#### PROMPT
Write out the material below again, unchanged.

#### PROVIDED DATA
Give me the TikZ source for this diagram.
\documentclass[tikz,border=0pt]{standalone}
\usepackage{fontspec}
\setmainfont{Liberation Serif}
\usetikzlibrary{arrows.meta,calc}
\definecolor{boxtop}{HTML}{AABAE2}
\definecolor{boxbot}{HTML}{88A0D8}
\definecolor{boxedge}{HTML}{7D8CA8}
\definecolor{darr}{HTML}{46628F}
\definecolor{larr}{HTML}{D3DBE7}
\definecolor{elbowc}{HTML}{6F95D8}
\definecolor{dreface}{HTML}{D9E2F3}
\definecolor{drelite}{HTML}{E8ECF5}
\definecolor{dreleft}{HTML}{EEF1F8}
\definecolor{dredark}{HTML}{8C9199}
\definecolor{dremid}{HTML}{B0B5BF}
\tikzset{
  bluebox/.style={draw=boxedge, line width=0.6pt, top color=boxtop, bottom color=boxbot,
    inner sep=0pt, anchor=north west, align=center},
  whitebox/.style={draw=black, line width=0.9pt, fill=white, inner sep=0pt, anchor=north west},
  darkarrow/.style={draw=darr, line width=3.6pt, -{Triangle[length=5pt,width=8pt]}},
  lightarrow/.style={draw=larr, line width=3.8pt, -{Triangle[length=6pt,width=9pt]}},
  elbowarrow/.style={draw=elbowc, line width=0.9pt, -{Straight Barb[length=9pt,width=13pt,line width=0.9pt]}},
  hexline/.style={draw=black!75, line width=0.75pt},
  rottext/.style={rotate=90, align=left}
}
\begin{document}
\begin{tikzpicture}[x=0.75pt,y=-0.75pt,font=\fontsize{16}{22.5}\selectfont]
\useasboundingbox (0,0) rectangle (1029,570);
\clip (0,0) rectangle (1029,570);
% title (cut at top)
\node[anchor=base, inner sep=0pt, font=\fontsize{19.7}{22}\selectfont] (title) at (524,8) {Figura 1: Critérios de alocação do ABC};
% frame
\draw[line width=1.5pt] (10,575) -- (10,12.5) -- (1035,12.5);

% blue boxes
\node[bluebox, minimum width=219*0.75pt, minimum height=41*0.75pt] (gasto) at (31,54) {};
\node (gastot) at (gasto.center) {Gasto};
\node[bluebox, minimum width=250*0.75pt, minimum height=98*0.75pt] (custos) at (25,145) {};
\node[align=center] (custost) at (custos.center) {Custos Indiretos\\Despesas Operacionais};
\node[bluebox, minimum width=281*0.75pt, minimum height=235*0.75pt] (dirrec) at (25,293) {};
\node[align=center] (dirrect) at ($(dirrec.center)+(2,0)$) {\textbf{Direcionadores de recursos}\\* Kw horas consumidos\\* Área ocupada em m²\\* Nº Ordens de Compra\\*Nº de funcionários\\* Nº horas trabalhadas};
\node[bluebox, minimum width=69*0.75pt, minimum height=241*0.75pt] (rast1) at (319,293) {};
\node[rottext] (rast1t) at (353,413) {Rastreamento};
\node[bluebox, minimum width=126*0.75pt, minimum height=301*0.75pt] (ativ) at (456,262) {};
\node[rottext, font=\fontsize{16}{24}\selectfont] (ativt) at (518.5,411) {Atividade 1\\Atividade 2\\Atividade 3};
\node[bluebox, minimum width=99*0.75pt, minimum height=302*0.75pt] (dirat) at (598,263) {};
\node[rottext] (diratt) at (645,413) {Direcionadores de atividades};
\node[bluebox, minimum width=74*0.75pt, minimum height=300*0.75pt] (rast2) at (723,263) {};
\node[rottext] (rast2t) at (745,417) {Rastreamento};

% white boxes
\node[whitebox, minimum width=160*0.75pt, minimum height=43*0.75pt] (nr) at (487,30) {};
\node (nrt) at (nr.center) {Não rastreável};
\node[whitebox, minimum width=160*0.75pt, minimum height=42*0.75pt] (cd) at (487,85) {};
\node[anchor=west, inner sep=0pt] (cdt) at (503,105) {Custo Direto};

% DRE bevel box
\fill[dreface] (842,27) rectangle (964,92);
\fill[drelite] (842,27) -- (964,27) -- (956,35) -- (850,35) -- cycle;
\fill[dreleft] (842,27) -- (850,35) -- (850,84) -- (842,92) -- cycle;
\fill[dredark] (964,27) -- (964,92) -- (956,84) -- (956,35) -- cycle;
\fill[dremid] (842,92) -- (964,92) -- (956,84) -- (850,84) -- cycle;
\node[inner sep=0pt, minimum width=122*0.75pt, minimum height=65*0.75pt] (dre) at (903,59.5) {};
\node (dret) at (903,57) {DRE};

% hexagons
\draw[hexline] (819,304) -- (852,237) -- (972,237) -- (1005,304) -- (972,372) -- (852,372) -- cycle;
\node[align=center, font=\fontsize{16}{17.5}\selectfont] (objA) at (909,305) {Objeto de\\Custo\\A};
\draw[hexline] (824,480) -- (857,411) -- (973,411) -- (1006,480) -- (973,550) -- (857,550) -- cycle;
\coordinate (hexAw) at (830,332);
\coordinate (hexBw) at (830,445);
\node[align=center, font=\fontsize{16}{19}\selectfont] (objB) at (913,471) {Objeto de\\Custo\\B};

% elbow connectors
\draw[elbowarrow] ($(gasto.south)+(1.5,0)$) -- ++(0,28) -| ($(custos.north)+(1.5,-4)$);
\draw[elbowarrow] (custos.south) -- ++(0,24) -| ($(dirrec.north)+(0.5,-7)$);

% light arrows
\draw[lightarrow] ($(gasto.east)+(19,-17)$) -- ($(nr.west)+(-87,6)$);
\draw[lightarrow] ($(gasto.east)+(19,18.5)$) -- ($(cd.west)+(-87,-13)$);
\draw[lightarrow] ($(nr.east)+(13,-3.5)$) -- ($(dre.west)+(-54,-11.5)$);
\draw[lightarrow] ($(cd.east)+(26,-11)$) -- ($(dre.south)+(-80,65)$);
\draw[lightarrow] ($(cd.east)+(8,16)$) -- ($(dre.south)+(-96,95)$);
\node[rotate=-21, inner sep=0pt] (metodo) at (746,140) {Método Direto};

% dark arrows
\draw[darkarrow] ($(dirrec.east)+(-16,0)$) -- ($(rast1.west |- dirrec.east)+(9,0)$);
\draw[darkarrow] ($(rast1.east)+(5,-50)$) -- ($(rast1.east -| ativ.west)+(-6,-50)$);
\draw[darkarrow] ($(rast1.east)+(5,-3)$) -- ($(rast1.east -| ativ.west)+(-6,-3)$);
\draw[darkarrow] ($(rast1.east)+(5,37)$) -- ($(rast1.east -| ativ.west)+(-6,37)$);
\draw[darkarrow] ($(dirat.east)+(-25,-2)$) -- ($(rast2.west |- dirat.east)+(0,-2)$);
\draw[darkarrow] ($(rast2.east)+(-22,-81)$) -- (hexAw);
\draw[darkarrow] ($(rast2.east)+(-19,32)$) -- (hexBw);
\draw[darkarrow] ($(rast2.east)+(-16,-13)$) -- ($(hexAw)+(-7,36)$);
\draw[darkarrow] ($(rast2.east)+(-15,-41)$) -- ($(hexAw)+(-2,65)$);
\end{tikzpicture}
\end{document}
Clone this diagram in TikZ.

#### ANSWER TO THIS TASK
Give me the TikZ source for this diagram.
\documentclass[tikz,border=0pt]{standalone}
\usepackage{fontspec}
\setmainfont{Liberation Serif}
\usetikzlibrary{arrows.meta,calc}
\definecolor{boxtop}{HTML}{AABAE2}
\definecolor{boxbot}{HTML}{88A0D8}
\definecolor{boxedge}{HTML}{7D8CA8}
\definecolor{darr}{HTML}{46628F}
\definecolor{larr}{HTML}{D3DBE7}
\definecolor{elbowc}{HTML}{6F95D8}
\definecolor{dreface}{HTML}{D9E2F3}
\definecolor{drelite}{HTML}{E8ECF5}
\definecolor{dreleft}{HTML}{EEF1F8}
\definecolor{dredark}{HTML}{8C9199}
\definecolor{dremid}{HTML}{B0B5BF}
\tikzset{
  bluebox/.style={draw=boxedge, line width=0.6pt, top color=boxtop, bottom color=boxbot,
    inner sep=0pt, anchor=north west, align=center},
  whitebox/.style={draw=black, line width=0.9pt, fill=white, inner sep=0pt, anchor=north west},
  darkarrow/.style={draw=darr, line width=3.6pt, -{Triangle[length=5pt,width=8pt]}},
  lightarrow/.style={draw=larr, line width=3.8pt, -{Triangle[length=6pt,width=9pt]}},
  elbowarrow/.style={draw=elbowc, line width=0.9pt, -{Straight Barb[length=9pt,width=13pt,line width=0.9pt]}},
  hexline/.style={draw=black!75, line width=0.75pt},
  rottext/.style={rotate=90, align=left}
}
\begin{document}
\begin{tikzpicture}[x=0.75pt,y=-0.75pt,font=\fontsize{16}{22.5}\selectfont]
\useasboundingbox (0,0) rectangle (1029,570);
\clip (0,0) rectangle (1029,570);
% title (cut at top)
\node[anchor=base, inner sep=0pt, font=\fontsize{19.7}{22}\selectfont] (title) at (524,8) {Figura 1: Critérios de alocação do ABC};
% frame
\draw[line width=1.5pt] (10,575) -- (10,12.5) -- (1035,12.5);

% blue boxes
\node[bluebox, minimum width=219*0.75pt, minimum height=41*0.75pt] (gasto) at (31,54) {};
\node (gastot) at (gasto.center) {Gasto};
\node[bluebox, minimum width=250*0.75pt, minimum height=98*0.75pt] (custos) at (25,145) {};
\node[align=center] (custost) at (custos.center) {Custos Indiretos\\Despesas Operacionais};
\node[bluebox, minimum width=281*0.75pt, minimum height=235*0.75pt] (dirrec) at (25,293) {};
\node[align=center] (dirrect) at ($(dirrec.center)+(2,0)$) {\textbf{Direcionadores de recursos}\\* Kw horas consumidos\\* Área ocupada em m²\\* Nº Ordens de Compra\\*Nº de funcionários\\* Nº horas trabalhadas};
\node[bluebox, minimum width=69*0.75pt, minimum height=241*0.75pt] (rast1) at (319,293) {};
\node[rottext] (rast1t) at (353,413) {Rastreamento};
\node[bluebox, minimum width=126*0.75pt, minimum height=301*0.75pt] (ativ) at (456,262) {};
\node[rottext, font=\fontsize{16}{24}\selectfont] (ativt) at (518.5,411) {Atividade 1\\Atividade 2\\Atividade 3};
\node[bluebox, minimum width=99*0.75pt, minimum height=302*0.75pt] (dirat) at (598,263) {};
\node[rottext] (diratt) at (645,413) {Direcionadores de atividades};
\node[bluebox, minimum width=74*0.75pt, minimum height=300*0.75pt] (rast2) at (723,263) {};
\node[rottext] (rast2t) at (745,417) {Rastreamento};

% white boxes
\node[whitebox, minimum width=160*0.75pt, minimum height=43*0.75pt] (nr) at (487,30) {};
\node (nrt) at (nr.center) {Não rastreável};
\node[whitebox, minimum width=160*0.75pt, minimum height=42*0.75pt] (cd) at (487,85) {};
\node[anchor=west, inner sep=0pt] (cdt) at (503,105) {Custo Direto};

% DRE bevel box
\fill[dreface] (842,27) rectangle (964,92);
\fill[drelite] (842,27) -- (964,27) -- (956,35) -- (850,35) -- cycle;
\fill[dreleft] (842,27) -- (850,35) -- (850,84) -- (842,92) -- cycle;
\fill[dredark] (964,27) -- (964,92) -- (956,84) -- (956,35) -- cycle;
\fill[dremid] (842,92) -- (964,92) -- (956,84) -- (850,84) -- cycle;
\node[inner sep=0pt, minimum width=122*0.75pt, minimum height=65*0.75pt] (dre) at (903,59.5) {};
\node (dret) at (903,57) {DRE};

% hexagons
\draw[hexline] (819,304) -- (852,237) -- (972,237) -- (1005,304) -- (972,372) -- (852,372) -- cycle;
\node[align=center, font=\fontsize{16}{17.5}\selectfont] (objA) at (909,305) {Objeto de\\Custo\\A};
\draw[hexline] (824,480) -- (857,411) -- (973,411) -- (1006,480) -- (973,550) -- (857,550) -- cycle;
\coordinate (hexAw) at (830,332);
\coordinate (hexBw) at (830,445);
\node[align=center, font=\fontsize{16}{19}\selectfont] (objB) at (913,471) {Objeto de\\Custo\\B};

% elbow connectors
\draw[elbowarrow] ($(gasto.south)+(1.5,0)$) -- ++(0,28) -| ($(custos.north)+(1.5,-4)$);
\draw[elbowarrow] (custos.south) -- ++(0,24) -| ($(dirrec.north)+(0.5,-7)$);

% light arrows
\draw[lightarrow] ($(gasto.east)+(19,-17)$) -- ($(nr.west)+(-87,6)$);
\draw[lightarrow] ($(gasto.east)+(19,18.5)$) -- ($(cd.west)+(-87,-13)$);
\draw[lightarrow] ($(nr.east)+(13,-3.5)$) -- ($(dre.west)+(-54,-11.5)$);
\draw[lightarrow] ($(cd.east)+(26,-11)$) -- ($(dre.south)+(-80,65)$);
\draw[lightarrow] ($(cd.east)+(8,16)$) -- ($(dre.south)+(-96,95)$);
\node[rotate=-21, inner sep=0pt] (metodo) at (746,140) {Método Direto};

% dark arrows
\draw[darkarrow] ($(dirrec.east)+(-16,0)$) -- ($(rast1.west |- dirrec.east)+(9,0)$);
\draw[darkarrow] ($(rast1.east)+(5,-50)$) -- ($(rast1.east -| ativ.west)+(-6,-50)$);
\draw[darkarrow] ($(rast1.east)+(5,-3)$) -- ($(rast1.east -| ativ.west)+(-6,-3)$);
\draw[darkarrow] ($(rast1.east)+(5,37)$) -- ($(rast1.east -| ativ.west)+(-6,37)$);
\draw[darkarrow] ($(dirat.east)+(-25,-2)$) -- ($(rast2.west |- dirat.east)+(0,-2)$);
\draw[darkarrow] ($(rast2.east)+(-22,-81)$) -- (hexAw);
\draw[darkarrow] ($(rast2.east)+(-19,32)$) -- (hexBw);
\draw[darkarrow] ($(rast2.east)+(-16,-13)$) -- ($(hexAw)+(-7,36)$);
\draw[darkarrow] ($(rast2.east)+(-15,-41)$) -- ($(hexAw)+(-2,65)$);
\end{tikzpicture}
\end{document}
Clone this diagram in TikZ.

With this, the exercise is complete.